__Task brief__
Can you transcribe the data exactly? Leave the pictures out.

__Data shown__
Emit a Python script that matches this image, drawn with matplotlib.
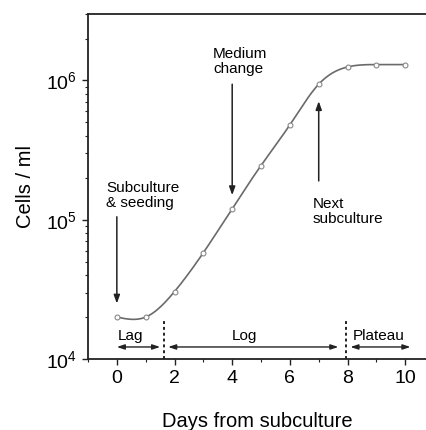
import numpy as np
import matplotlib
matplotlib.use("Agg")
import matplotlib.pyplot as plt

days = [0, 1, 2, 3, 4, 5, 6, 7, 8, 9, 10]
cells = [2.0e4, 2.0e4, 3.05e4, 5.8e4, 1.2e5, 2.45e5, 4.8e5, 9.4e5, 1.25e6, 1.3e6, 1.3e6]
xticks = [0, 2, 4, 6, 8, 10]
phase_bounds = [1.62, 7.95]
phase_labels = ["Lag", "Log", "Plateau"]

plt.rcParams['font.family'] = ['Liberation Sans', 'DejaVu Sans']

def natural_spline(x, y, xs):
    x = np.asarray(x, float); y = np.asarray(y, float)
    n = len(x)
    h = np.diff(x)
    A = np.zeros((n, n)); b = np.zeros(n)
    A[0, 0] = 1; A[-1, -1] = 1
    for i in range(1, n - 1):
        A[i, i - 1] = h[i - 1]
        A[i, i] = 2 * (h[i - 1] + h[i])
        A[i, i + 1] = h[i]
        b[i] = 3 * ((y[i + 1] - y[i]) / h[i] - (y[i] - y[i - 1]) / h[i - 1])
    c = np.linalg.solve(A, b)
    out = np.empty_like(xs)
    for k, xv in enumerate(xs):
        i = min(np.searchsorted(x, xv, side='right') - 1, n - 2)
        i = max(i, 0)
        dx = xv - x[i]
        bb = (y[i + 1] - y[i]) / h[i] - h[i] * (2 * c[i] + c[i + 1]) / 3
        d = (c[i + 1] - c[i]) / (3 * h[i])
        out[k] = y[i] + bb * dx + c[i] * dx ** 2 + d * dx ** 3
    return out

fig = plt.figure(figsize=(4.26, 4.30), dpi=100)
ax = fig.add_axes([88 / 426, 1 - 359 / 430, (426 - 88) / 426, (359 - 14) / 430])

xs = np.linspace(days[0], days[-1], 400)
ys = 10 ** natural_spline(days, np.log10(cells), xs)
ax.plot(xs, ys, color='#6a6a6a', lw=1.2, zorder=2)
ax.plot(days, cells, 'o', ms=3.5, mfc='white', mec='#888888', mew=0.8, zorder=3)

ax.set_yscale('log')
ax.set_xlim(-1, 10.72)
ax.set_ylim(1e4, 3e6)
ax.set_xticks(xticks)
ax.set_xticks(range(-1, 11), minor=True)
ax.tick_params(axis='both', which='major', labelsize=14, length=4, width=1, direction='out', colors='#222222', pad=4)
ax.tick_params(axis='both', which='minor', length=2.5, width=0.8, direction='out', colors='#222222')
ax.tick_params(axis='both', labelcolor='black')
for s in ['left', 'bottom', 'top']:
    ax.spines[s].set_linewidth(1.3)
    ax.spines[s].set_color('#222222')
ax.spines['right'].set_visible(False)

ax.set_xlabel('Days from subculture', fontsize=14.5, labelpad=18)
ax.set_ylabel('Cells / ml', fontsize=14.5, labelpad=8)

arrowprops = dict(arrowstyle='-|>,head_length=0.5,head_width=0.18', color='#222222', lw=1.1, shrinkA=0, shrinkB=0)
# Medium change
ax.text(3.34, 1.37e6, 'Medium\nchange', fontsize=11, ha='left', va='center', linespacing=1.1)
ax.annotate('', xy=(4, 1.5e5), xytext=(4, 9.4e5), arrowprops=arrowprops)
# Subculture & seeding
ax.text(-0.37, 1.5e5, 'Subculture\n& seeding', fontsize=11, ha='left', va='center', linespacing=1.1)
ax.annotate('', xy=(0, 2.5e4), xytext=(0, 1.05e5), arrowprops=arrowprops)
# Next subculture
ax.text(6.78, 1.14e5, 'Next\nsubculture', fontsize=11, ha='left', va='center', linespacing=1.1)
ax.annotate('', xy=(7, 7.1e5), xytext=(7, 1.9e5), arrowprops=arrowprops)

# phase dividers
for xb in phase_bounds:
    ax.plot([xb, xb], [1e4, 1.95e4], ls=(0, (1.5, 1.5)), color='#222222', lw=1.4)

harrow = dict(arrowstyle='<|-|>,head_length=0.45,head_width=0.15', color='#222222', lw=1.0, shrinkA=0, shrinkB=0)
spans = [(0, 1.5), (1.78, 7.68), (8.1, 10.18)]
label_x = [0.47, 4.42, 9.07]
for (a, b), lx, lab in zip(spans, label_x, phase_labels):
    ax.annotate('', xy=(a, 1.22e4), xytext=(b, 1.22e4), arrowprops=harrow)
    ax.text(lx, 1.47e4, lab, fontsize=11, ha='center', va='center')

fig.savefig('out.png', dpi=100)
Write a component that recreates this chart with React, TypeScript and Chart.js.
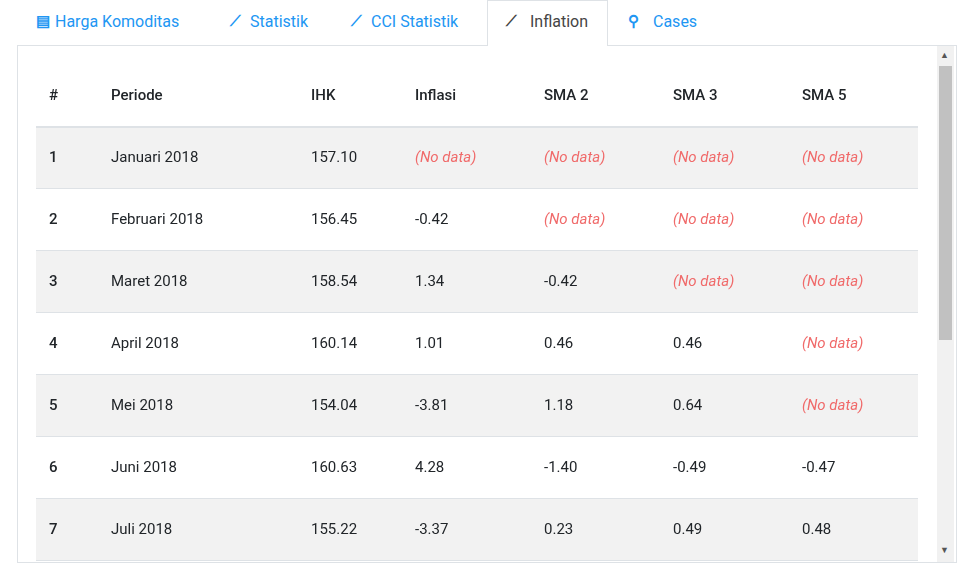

__Complete answer__
Emit a Python script that matches this image, drawn with matplotlib.
import numpy as np
import matplotlib
matplotlib.use("Agg")
import matplotlib.pyplot as plt

days = [0, 1, 2, 3, 4, 5, 6, 7, 8, 9, 10]
cells = [2.0e4, 2.0e4, 3.05e4, 5.8e4, 1.2e5, 2.45e5, 4.8e5, 9.4e5, 1.25e6, 1.3e6, 1.3e6]
xticks = [0, 2, 4, 6, 8, 10]
phase_bounds = [1.62, 7.95]
phase_labels = ["Lag", "Log", "Plateau"]

plt.rcParams['font.family'] = ['Liberation Sans', 'DejaVu Sans']

def natural_spline(x, y, xs):
    x = np.asarray(x, float); y = np.asarray(y, float)
    n = len(x)
    h = np.diff(x)
    A = np.zeros((n, n)); b = np.zeros(n)
    A[0, 0] = 1; A[-1, -1] = 1
    for i in range(1, n - 1):
        A[i, i - 1] = h[i - 1]
        A[i, i] = 2 * (h[i - 1] + h[i])
        A[i, i + 1] = h[i]
        b[i] = 3 * ((y[i + 1] - y[i]) / h[i] - (y[i] - y[i - 1]) / h[i - 1])
    c = np.linalg.solve(A, b)
    out = np.empty_like(xs)
    for k, xv in enumerate(xs):
        i = min(np.searchsorted(x, xv, side='right') - 1, n - 2)
        i = max(i, 0)
        dx = xv - x[i]
        bb = (y[i + 1] - y[i]) / h[i] - h[i] * (2 * c[i] + c[i + 1]) / 3
        d = (c[i + 1] - c[i]) / (3 * h[i])
        out[k] = y[i] + bb * dx + c[i] * dx ** 2 + d * dx ** 3
    return out

fig = plt.figure(figsize=(4.26, 4.30), dpi=100)
ax = fig.add_axes([88 / 426, 1 - 359 / 430, (426 - 88) / 426, (359 - 14) / 430])

xs = np.linspace(days[0], days[-1], 400)
ys = 10 ** natural_spline(days, np.log10(cells), xs)
ax.plot(xs, ys, color='#6a6a6a', lw=1.2, zorder=2)
ax.plot(days, cells, 'o', ms=3.5, mfc='white', mec='#888888', mew=0.8, zorder=3)

ax.set_yscale('log')
ax.set_xlim(-1, 10.72)
ax.set_ylim(1e4, 3e6)
ax.set_xticks(xticks)
ax.set_xticks(range(-1, 11), minor=True)
ax.tick_params(axis='both', which='major', labelsize=14, length=4, width=1, direction='out', colors='#222222', pad=4)
ax.tick_params(axis='both', which='minor', length=2.5, width=0.8, direction='out', colors='#222222')
ax.tick_params(axis='both', labelcolor='black')
for s in ['left', 'bottom', 'top']:
    ax.spines[s].set_linewidth(1.3)
    ax.spines[s].set_color('#222222')
ax.spines['right'].set_visible(False)

ax.set_xlabel('Days from subculture', fontsize=14.5, labelpad=18)
ax.set_ylabel('Cells / ml', fontsize=14.5, labelpad=8)

arrowprops = dict(arrowstyle='-|>,head_length=0.5,head_width=0.18', color='#222222', lw=1.1, shrinkA=0, shrinkB=0)
# Medium change
ax.text(3.34, 1.37e6, 'Medium\nchange', fontsize=11, ha='left', va='center', linespacing=1.1)
ax.annotate('', xy=(4, 1.5e5), xytext=(4, 9.4e5), arrowprops=arrowprops)
# Subculture & seeding
ax.text(-0.37, 1.5e5, 'Subculture\n& seeding', fontsize=11, ha='left', va='center', linespacing=1.1)
ax.annotate('', xy=(0, 2.5e4), xytext=(0, 1.05e5), arrowprops=arrowprops)
# Next subculture
ax.text(6.78, 1.14e5, 'Next\nsubculture', fontsize=11, ha='left', va='center', linespacing=1.1)
ax.annotate('', xy=(7, 7.1e5), xytext=(7, 1.9e5), arrowprops=arrowprops)

# phase dividers
for xb in phase_bounds:
    ax.plot([xb, xb], [1e4, 1.95e4], ls=(0, (1.5, 1.5)), color='#222222', lw=1.4)

harrow = dict(arrowstyle='<|-|>,head_length=0.45,head_width=0.15', color='#222222', lw=1.0, shrinkA=0, shrinkB=0)
spans = [(0, 1.5), (1.78, 7.68), (8.1, 10.18)]
label_x = [0.47, 4.42, 9.07]
for (a, b), lx, lab in zip(spans, label_x, phase_labels):
    ax.annotate('', xy=(a, 1.22e4), xytext=(b, 1.22e4), arrowprops=harrow)
    ax.text(lx, 1.47e4, lab, fontsize=11, ha='center', va='center')

fig.savefig('out.png', dpi=100)
Write a component that recreates this chart with React, TypeScript and Chart.js.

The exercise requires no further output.